Whitney has worked as a police officer, public defender investigator and for the department of corrections during his career. He has been a councilman on the Fairbanks City Council, a member of the borough’s planning commission and most recently a Soldotna City Council member since 2013.
Whitney said the city is facing several issues that he wants to address including sales tax and marijuana.
“I think I have something to bring to the table and I definitely want to work for the community, do what’s best for us,” he said during his closing remarks. “I think we can do more to improve the looks of our city, bring in more business and more economic development.”
Sturman has not yet held public office, but he is one of the founding members of the Alliance of Concerned Taxpayers — a group that has advocated for things like term limits for borough assembly members, a cap on sales tax and capital project spending limits. He is a familiar figure at city council and borough assembly meetings where he often gives public testimony on budgets and the need to cut spending.
“I’ve seen the little town of Soldotna grow, I’ve been real proud of it,” he said during his opening remarks. “I’m still proud of Soldotna. But, I think we’re getting carried away. We’re getting too many employees. We’ve got some real problems in this state coming up and I think we need to start saving.”
One voter proposition on the Oct. 6 ballot has the potential to severely impact one of the city of Soldotna’s sources of income.
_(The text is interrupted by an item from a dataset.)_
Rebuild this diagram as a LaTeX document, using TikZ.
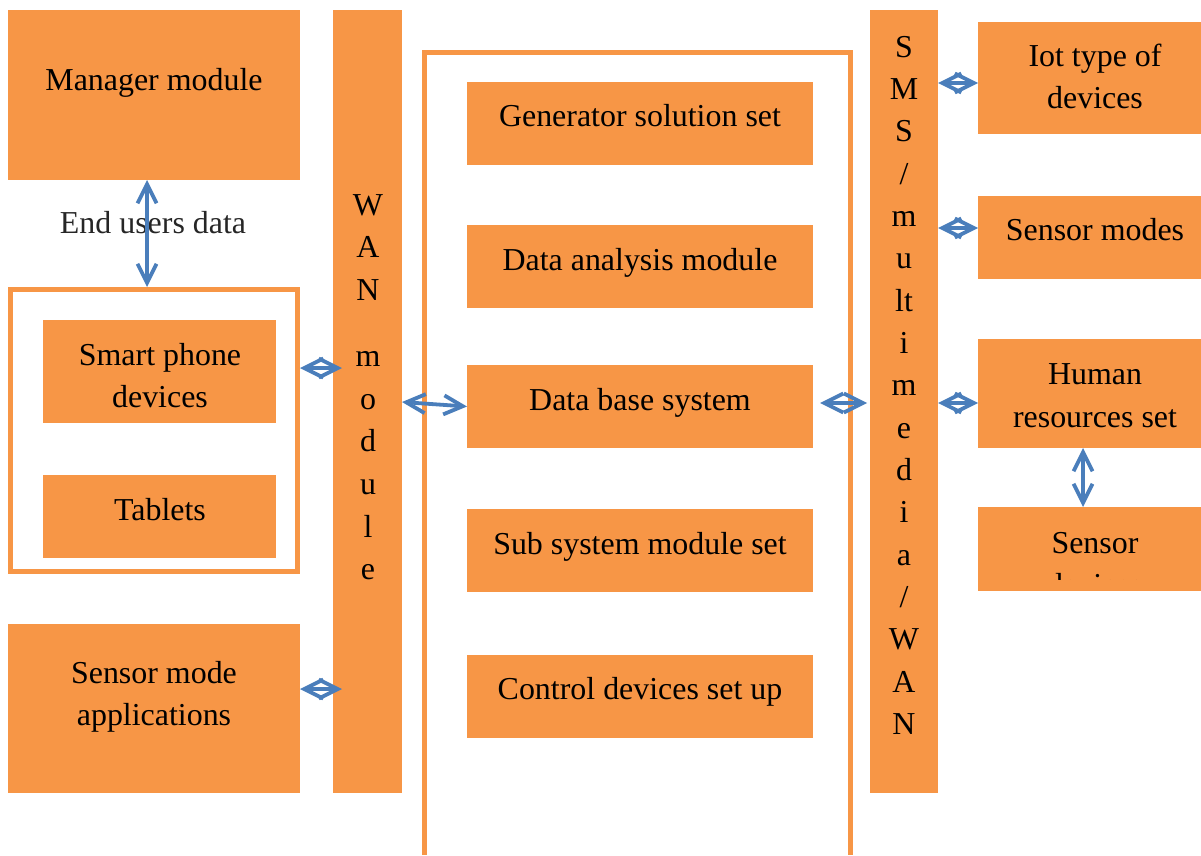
\documentclass[tikz,border=0pt]{standalone}
\usepackage{fontspec}
\setmainfont{Liberation Serif}
\usetikzlibrary{arrows.meta,calc}
\definecolor{orng}{HTML}{F79646}
\definecolor{arrblue}{HTML}{4A7EBB}
\def\u{0.025cm}
\tikzset{
  box/.style={fill=orng, draw=none, inner sep=0pt, outer sep=0pt, anchor=north west},
  frame/.style={draw=orng, line width=5*\u, fill=none, inner sep=0pt, anchor=north west},
  txt/.style={anchor=base, inner sep=0pt, font=\fontsize{22.7}{30}\selectfont, text=black},
  arr/.style={draw=arrblue, line width=3.8*\u,
    {Straight Barb[length=19*\u,width=19*\u]}-{Straight Barb[length=19*\u,width=19*\u]}},
}
\begin{document}
\begin{tikzpicture}[x=0.025cm,y=-0.025cm]
\useasboundingbox (0,0) rectangle (1201,855);
% left column
\node[box, minimum width=292*\u, minimum height=170*\u] (mgr) at (8,10) {};
\node[txt] (tmgr) at (154,90) {Manager module};
\node[txt, text=black!85] (teu) at (153,233) {End users data};
\node[frame, minimum width=287*\u, minimum height=282*\u] (lframe) at (8,287) {};
\node[box, minimum width=233*\u, minimum height=103*\u] (phone) at (43,320) {};
\node[txt] (tphone1) at (160,365) {Smart phone};
\node[txt] (tphone2) at (160,407) {devices};
\node[box, minimum width=233*\u, minimum height=83*\u] (tab) at (43,475) {};
\node[txt] (ttab) at (160,520) {Tablets};
\node[box, minimum width=292*\u, minimum height=169*\u] (sma) at (8,624) {};
\node[txt] (tsma1) at (154,683) {Sensor mode};
\node[txt] (tsma2) at (154,725) {applications};
% WAN bar
\node[box, minimum width=69*\u, minimum height=783*\u] (wan) at (333,10) {};
\foreach \l/\yy [count=\i] in {W/215,A/257,N/300,m/366,o/409,d/451,u/494,l/537,e/579}
  \node[txt] (wan\i) at (368,\yy) {\l};
% middle frame
\path[draw=orng, line width=5*\u] (424.5,855) -- (424.5,52.5) -- (850.5,52.5) -- (850.5,855);
\node[box, minimum width=346*\u, minimum height=83*\u] (gen) at (467,82) {};
\node[txt] (tgen) at (640,126) {Generator solution set};
\node[box, minimum width=346*\u, minimum height=83*\u] (dam) at (467,225) {};
\node[txt] (tdam) at (640,270) {Data analysis module};
\node[box, minimum width=346*\u, minimum height=83*\u] (db) at (467,365) {};
\node[txt] (tdb) at (640,410) {Data base system};
\node[box, minimum width=346*\u, minimum height=83*\u] (sub) at (467,509) {};
\node[txt] (tsub) at (640,554) {Sub system module set};
\node[box, minimum width=346*\u, minimum height=83*\u] (ctl) at (467,655) {};
\node[txt] (tctl) at (640,699) {Control devices set up};
% SMS bar
\node[box, minimum width=68*\u, minimum height=783*\u] (sms) at (870,10) {};
\foreach \l [count=\i] in {S,M,S,/,m,u,lt,i,m,e,d,i,a,/,W,A,N}
  \node[txt] (sms\i) at (904,{57+42.35*(\i-1)}) {\l};
% right column
\node[box, minimum width=223*\u, minimum height=112*\u] (iot) at (978,22) {};
\node[txt] (tiot1) at (1095,66) {Iot type of};
\node[txt] (tiot2) at (1095,108) {devices};
\node[box, minimum width=223*\u, minimum height=83*\u] (sen) at (978,196) {};
\node[txt] (tsen) at (1095,240) {Sensor modes};
\node[box, minimum width=223*\u, minimum height=109*\u] (hum) at (978,339) {};
\node[txt] (thum1) at (1095,384) {Human};
\node[txt] (thum2) at (1095,427) {resources set};
\node[box, minimum width=223*\u, minimum height=84*\u] (sdev) at (978,507) {};
\node[txt] (tsdev1) at (1095,553) {Sensor};
\begin{scope}
  \clip (978,507) rectangle (1201,579);
  \node[txt] (tsdev2) at (1095,595) {devices};
\end{scope}
% connectors
\coordinate (eu) at (147,0);
\draw[arr] (eu |- mgr.south) -- (eu |- lframe.north);
\coordinate (cph) at (342,368);
\draw[arr] (lframe.east |- cph) -- (cph);
\coordinate (csm) at (342,689);
\draw[arr] (sma.east |- csm) -- (csm);
\coordinate (cw) at (0,402);
\draw[arr] (wan.east |- cw) -- (db.west);
\coordinate (cd1) at (820,403);
\coordinate (cd2) at (867,403);
\draw[arr] (cd1) -- (cd2);
\coordinate (ci) at (0,83);
\draw[arr] (sms.east |- ci) -- (iot.west |- ci);
\coordinate (cs) at (0,228);
\draw[arr] (sms.east |- cs) -- (sen.west |- cs);
\coordinate (ch) at (0,403);
\draw[arr] (sms.east |- ch) -- (hum.west |- ch);
\coordinate (cv) at (1083,0);
\draw[arr] (cv |- hum.south) -- (cv |- sdev.north);
\end{tikzpicture}
\end{document}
If peninsula voters pass Proposition 1, the cost of buying groceries could down 3 percent in cities like Soldotna.
If passed, the proposition would repeal an ordinance allowing Soldotna to collect city sales tax on groceries year-round. Groceries are exempted from borough sales tax from September through May.
City manager Mark Dixson has estimated that the city will face a 15 percent drop in revenue of somewhere between $1-1.2 million.
Sturman, the lone city council candidate in support of the ballot proposition said he helped collected the signatures needed to get the proposition on the ballot.
“The City of Soldotna gets 80 percent of their income from sales tax,” he said. “I think a little dab of that money should go back to the people here in town and I will try my best to get it done.”
Whitney disagreed and does not support the ballot measure.
“Actually, the city is funded closer to 90-95 percent of their services ... through sales tax,” he said. He said sales tax revenue brings about $7.8 million in to the city each year.
“Most of our budget is funded through that sales tax. (There’s) going to be a big effect on what will happen to the city in the future (if the proposition passes),” he said. “That’s one of the major issues that’ll have to be addressed once the election is over with and that passes.”
Murphy and Nelson also said they did not support the initiative.
“I think we’ve got a great low property mill rate here in the city and a good amount of services,” Nelson said. “I don’t want to see that cut.”
A plan to research the feasibility of annexing neighboring territory — the city currently occupies 7.4 square miles of land — has drawn dozens of people to city council meetings to protest.
Most recently, the city council appropriated $150,000 for an economic analysis and public outreach process to explore annexation. Again, Sturman was the lone candidate who did not support studying the issue.
“I’m not for annexing,” he said. “I’ve already said that I didn’t want (people) in my city unless they wanted to come into my city. Until they say they want to be in the City of Soldotna, I have no intentions of ever going out and then forcing them into the city.”
Murphy said she supported studying annexation but would vote against it if landowners in the area to be annexed did not want to be in the city, or if it were not economically feasible to support the newly annexed territory.
Nelson said he wanted to city the city perform a comprehensive cost-benefit analysis of any parcels that could be annexed; Whitney said some territories outside of the city had expressed interest in accessing city services.
“Like Linda (Murphy) said, if it’s going to cost the city residents money to annex them, then it’s just not going to happen,” Whitney said.
On marijuana regulation, the city is facing a decision to regulate marijuana consumption, testing, cultivation and sales within its city boundaries.
An ordinance being drafted by the city’s attorney is expected to be taken up by the city council before the end of the year and most of the candidates said they advocated for a cautious approach to allowing the drug to be commercially available inside city limits.
Whitney said work sessions with the current city council have indicated that the city will likely not allow cultivation, manufacturing or testing — however commercial sales could take place. Whitney said he was not convinced that city residents wanted retail sales.
“We’ve heard a lot of different information from people, mostly proponents of the marijuana issues,” he said. “I think we need to hear from the residents of the City of Soldotna who voted against that proposition about what’s going to happen with retail sales.”
Nelson said he would like to see the city take a proactive stance on regulations and not rely solely on the state’s marijuana control board to set guidelines. Nelson said he did not like the idea of restricting business but believed licensing for businesses could be a good compromise.
“I think it’s definitely coming into the city limits. I think we’re past the point where we can ban it,” he said.
“I’d like to continue (to study the issue) and also let residents know that these (regulations) are definitely subject to revisions or updating as the city learns. This is a very new thing for the city and the state.”
Murphy said she believed the city should initially ban all commercial sales of marijuana as well as banning, cultivation, manufacture or testing within city limits.
“We don’t know how this is going to work out in Alaska. We can’t look at Colorado, Oregon and Washington and say that’s how it’s going to work here,” she said. “I don’t think that the income we would derive from having marijuana sales in the city would make up for the cost of regulating marijuana.”
Sturman said he was against the legalization of marijuana but is a strong advocate of the voter-led initiative that made it legal in the state.
He said the city should wait for the state to release its regulations and then tailor its own. He is opposed to restricting the number of marijuana-centered businesses that can operate within city limits.
“If you’re going to have sales, let anyone sell it that’s selling cigarettes or wants to sell it,” he said. “Don’t make it a limited entry type of deal or a bar permit or a liquor license permit. It should be open to anybody that wants to sell the stuff, not just one or two people. I don’t think that the city should control it.”
Soldotna’s municipal election will take place on Oct. 6.